[WHAT THE EXERCISE ASKS]
Return the material exactly, first line through the line containing "from matplotlib.lines import Line2D", and nothing more. Pictures stay out.
===== SUPPLIED RECORDS
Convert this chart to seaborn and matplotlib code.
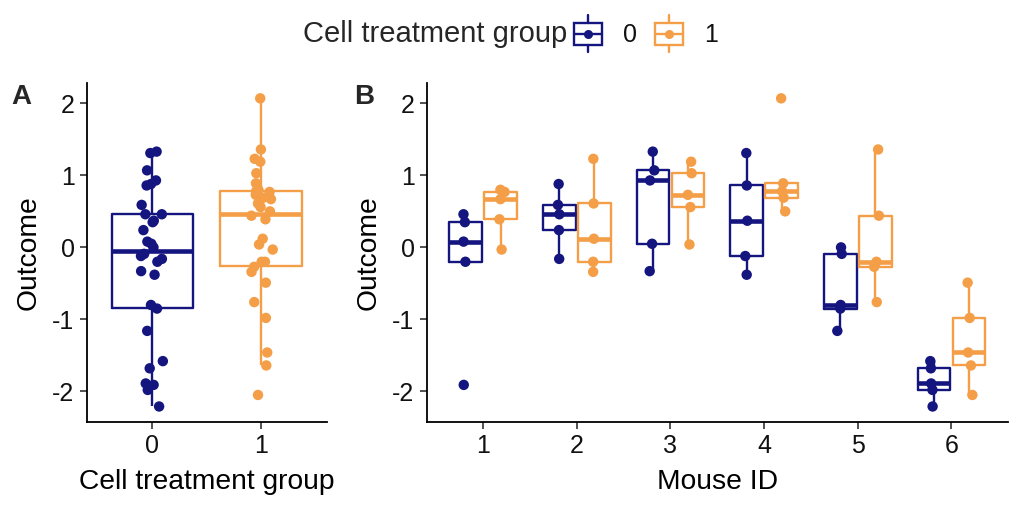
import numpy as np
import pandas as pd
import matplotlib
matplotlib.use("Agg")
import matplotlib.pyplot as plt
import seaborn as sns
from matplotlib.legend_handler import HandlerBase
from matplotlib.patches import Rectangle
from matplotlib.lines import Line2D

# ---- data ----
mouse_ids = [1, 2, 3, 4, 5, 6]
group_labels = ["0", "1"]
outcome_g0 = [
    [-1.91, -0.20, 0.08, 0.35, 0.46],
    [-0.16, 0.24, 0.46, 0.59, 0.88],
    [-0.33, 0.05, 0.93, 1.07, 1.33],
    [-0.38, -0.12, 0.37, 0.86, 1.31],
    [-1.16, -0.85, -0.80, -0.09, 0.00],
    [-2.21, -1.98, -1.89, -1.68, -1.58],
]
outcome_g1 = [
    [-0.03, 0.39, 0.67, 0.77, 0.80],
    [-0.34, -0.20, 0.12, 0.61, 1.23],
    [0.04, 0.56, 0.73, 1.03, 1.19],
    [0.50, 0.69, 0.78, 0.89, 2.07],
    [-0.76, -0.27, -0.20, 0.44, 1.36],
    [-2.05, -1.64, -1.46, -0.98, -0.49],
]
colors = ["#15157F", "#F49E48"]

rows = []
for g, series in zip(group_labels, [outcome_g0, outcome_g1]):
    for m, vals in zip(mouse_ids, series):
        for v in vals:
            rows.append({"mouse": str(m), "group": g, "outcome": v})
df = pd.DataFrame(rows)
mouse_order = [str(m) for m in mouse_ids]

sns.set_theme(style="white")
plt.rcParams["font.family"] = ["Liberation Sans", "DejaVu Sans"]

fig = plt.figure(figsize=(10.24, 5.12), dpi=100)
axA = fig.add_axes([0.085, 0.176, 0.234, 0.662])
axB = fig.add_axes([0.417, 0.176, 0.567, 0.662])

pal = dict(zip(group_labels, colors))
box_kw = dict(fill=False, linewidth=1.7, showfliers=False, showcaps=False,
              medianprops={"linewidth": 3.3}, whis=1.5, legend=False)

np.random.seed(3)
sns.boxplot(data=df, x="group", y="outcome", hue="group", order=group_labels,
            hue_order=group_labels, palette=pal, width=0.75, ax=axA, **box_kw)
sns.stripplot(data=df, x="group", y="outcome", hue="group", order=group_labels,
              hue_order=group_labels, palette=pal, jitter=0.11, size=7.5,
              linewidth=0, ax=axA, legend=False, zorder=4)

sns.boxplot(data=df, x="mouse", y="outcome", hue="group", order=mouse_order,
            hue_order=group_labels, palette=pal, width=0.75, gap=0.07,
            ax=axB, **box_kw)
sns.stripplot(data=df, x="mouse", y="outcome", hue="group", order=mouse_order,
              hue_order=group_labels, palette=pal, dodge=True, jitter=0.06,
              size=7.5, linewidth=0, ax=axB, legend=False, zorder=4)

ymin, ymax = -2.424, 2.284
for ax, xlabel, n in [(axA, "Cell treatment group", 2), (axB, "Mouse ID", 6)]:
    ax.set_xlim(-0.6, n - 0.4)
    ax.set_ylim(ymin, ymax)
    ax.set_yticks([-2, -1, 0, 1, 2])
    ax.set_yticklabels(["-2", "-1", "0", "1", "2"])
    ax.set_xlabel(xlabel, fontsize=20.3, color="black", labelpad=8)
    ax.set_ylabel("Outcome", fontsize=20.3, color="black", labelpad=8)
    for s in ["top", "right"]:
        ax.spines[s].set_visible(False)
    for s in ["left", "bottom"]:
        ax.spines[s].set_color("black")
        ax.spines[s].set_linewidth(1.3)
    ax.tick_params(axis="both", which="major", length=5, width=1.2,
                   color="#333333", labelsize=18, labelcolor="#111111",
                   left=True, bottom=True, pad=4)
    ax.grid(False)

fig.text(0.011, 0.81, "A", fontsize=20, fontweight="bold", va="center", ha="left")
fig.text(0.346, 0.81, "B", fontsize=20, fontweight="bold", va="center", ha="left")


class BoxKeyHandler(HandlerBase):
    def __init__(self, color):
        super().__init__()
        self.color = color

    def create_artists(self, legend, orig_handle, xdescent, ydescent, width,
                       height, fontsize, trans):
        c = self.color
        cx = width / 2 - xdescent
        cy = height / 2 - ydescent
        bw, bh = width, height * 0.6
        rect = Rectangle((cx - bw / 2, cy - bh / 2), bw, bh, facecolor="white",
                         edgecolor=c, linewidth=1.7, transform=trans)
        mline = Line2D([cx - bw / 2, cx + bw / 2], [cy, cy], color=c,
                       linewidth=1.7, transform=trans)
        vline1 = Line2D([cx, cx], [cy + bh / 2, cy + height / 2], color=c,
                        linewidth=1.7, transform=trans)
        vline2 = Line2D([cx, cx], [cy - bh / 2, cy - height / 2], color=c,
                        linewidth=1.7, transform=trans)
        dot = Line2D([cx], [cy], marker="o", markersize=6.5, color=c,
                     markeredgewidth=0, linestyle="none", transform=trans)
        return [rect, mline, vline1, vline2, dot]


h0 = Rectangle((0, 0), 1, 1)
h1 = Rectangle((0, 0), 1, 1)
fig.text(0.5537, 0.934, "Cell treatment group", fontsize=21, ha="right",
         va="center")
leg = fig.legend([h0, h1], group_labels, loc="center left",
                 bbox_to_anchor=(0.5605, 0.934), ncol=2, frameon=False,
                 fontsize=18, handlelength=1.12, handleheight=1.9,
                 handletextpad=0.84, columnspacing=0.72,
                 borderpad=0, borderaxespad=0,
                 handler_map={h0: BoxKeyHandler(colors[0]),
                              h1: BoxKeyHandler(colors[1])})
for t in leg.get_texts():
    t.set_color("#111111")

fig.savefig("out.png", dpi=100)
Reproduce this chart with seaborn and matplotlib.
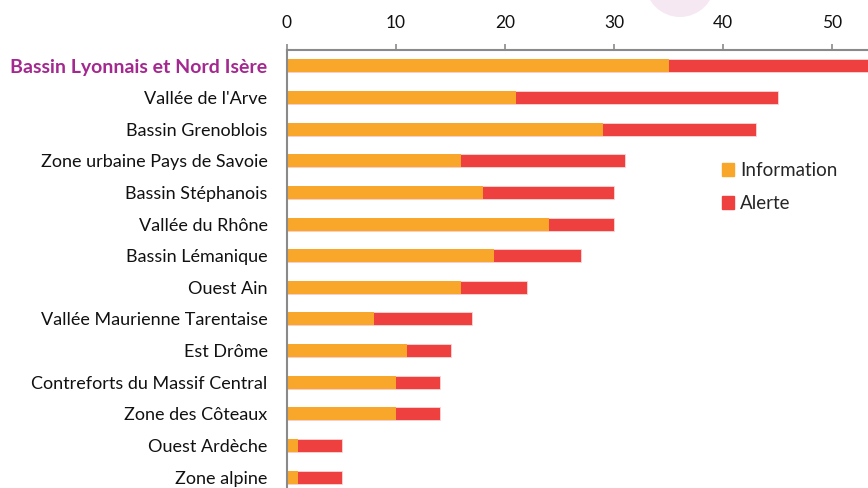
==========
[WRITTEN ANSWER]
Convert this chart to seaborn and matplotlib code.
import numpy as np
import pandas as pd
import matplotlib
matplotlib.use("Agg")
import matplotlib.pyplot as plt
import seaborn as sns
from matplotlib.legend_handler import HandlerBase
from matplotlib.patches import Rectangle
from matplotlib.lines import Line2D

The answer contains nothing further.